Facephi Secures 5-Year Fraud Prevention Deal with Central American Bank
Event summary
- Facephi has signed a 5-year contract with a Central American bank holding over $14 billion in assets and 5 million active accounts.
- The deal covers mule account detection and behavioral biometrics solutions to combat synthetic identities and organized fraud.
- Facephi’s platform integrates multi-biometrics, behavioral signals, and AI analytics for end-to-end fraud prevention.
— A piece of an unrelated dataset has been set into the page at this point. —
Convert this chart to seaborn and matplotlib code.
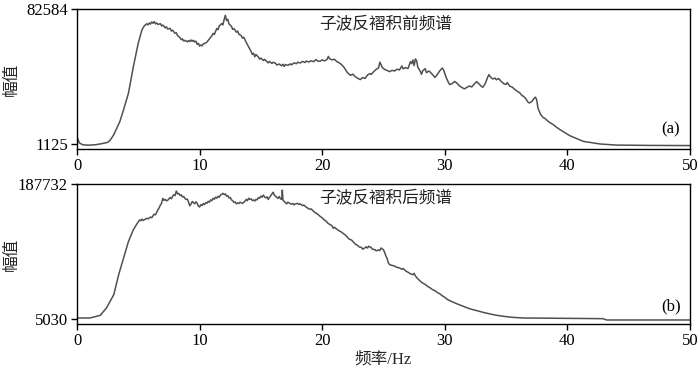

- The bank will implement a system designed to protect the entire customer lifecycle and strengthen regulatory compliance.
The big picture
This deal underscores the growing demand for sophisticated fraud prevention tools in emerging markets, where digital banking is rapidly expanding. Facephi’s ability to integrate multi-layered security solutions into existing banking infrastructures highlights its strategic advantage in a sector increasingly vulnerable to cyber threats. The $14 billion asset size of the client bank suggests significant scale, positioning Facephi as a key player in the region’s financial security landscape.
What we're watching
- Market Expansion
- How Facephi’s entry into Central America will impact its global footprint and competitive positioning.
- Technology Adoption
- The pace at which financial institutions in the region will adopt advanced fraud prevention technologies.
- Regulatory Compliance
- Whether Facephi’s solutions will set new standards for regulatory compliance in digital banking.